The result is an honest-to-goodness taco salad that has all the flavors of a classic one, minus the seasoning packet. That isn't to say it's a particularly healthy salad—sour cream and shredded cheddar cheese still make an appearance—but now there is a lot more lettuce, and grilled steak has been substituted for the ground beef.
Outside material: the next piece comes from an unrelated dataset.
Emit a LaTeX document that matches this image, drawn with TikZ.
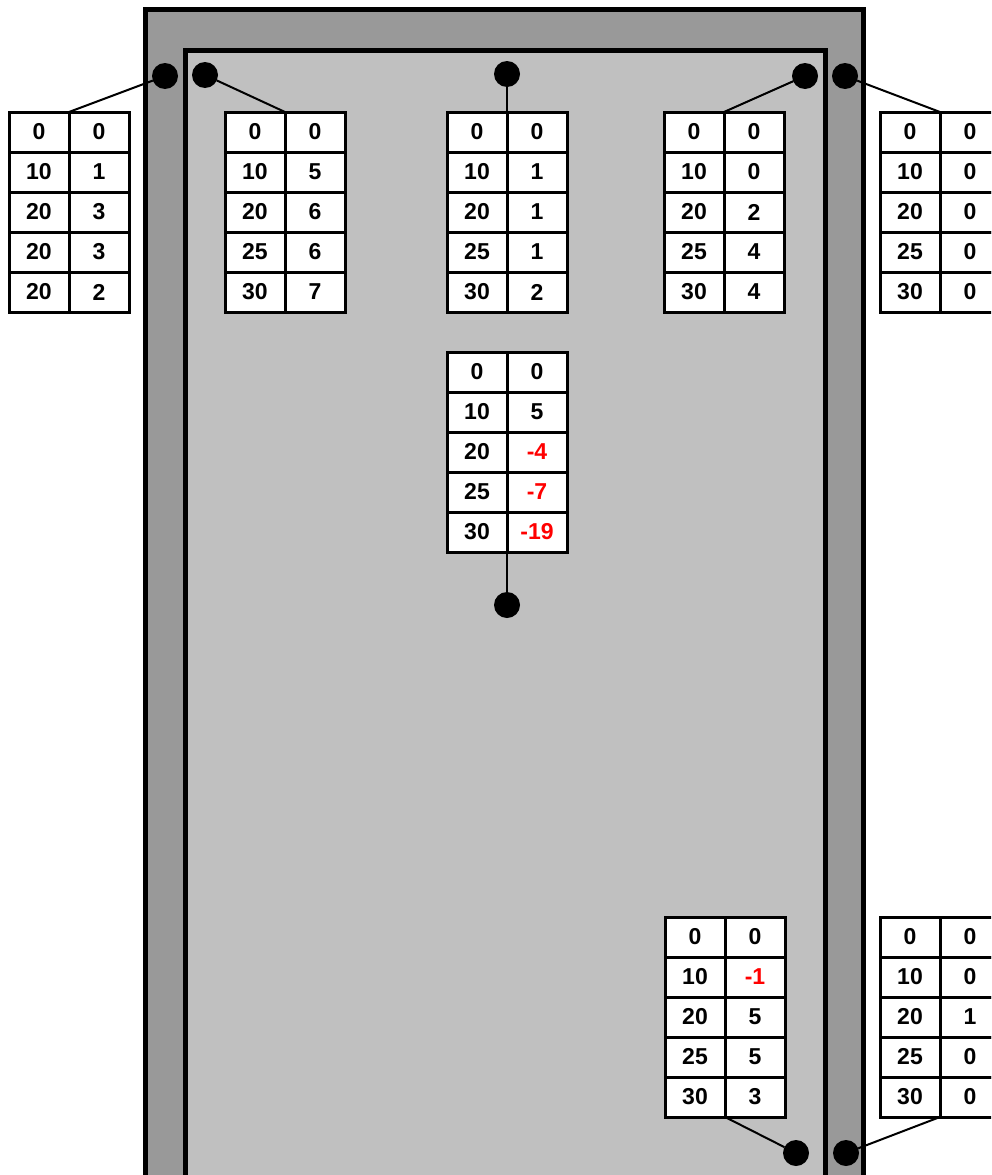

At first, I found this version far too polite and restrained, which is basically a slap in the face of everything a real taco salad stands for. My advice? Crumble those chips with your hands, and add another spoonful of salsa and sour cream, and mix that up. The transformation is astonishing. This is a taco salad I wouldn't mind having in my life more often.
- Yield:serves 4
- Active time: 30 minutes
- Total time:30 minutes
- 1 pound skirt steak
- 1 teaspoon ground cumin
- 1 teaspoon chili powder
- salt and pepper
- 2 tablespoons canola oil
- 1 large head romaine lettuce, end trimmed, leaves thinly sliced
- 1 English cucumber, peeled and diced
- 1 large tomato, stemmed and diced
- 1 cup shredded cheddar cheese
- 1 avocado, pitted and diced
- 3/4 cup chunky tomato salsa, divided
- 4 tablespoons sour cream, divided
Sprinkle each side of the skirt steak with the cumin, chile powder, and pinch of both salt and pepper. Pour the oil into a large cast-iron skillet set over medium-high heat. When oil starts to shimmer, add the skirt steak. Cook until medium rare, three to four minutes a side, depending on how thick the steak is. (130°F. is the ideal, so if the exterior is nicely caramelized, but the inside registers below that on a meat thermometer, just reduce the heat to medium and continue cooking until it is right.) When done, set the steak aside for at least five minutes. Slice into 1/4-inch thick slices.
In a large bowl, add the romaine, cucumber, tomato, cheese, avocado, 1/2 cup salsa, and two tablespoons of the sour cream. Toss until combined. Season with salt and pepper.
Divide the mixture between four large bowls. Add tortilla chips along the sides of the bowl, or simply crumble them up and toss them in. Top each bowl with a 1/4 of the grilled steak, plus an extra spoonful of the salsa and sour cream. Serve immediately.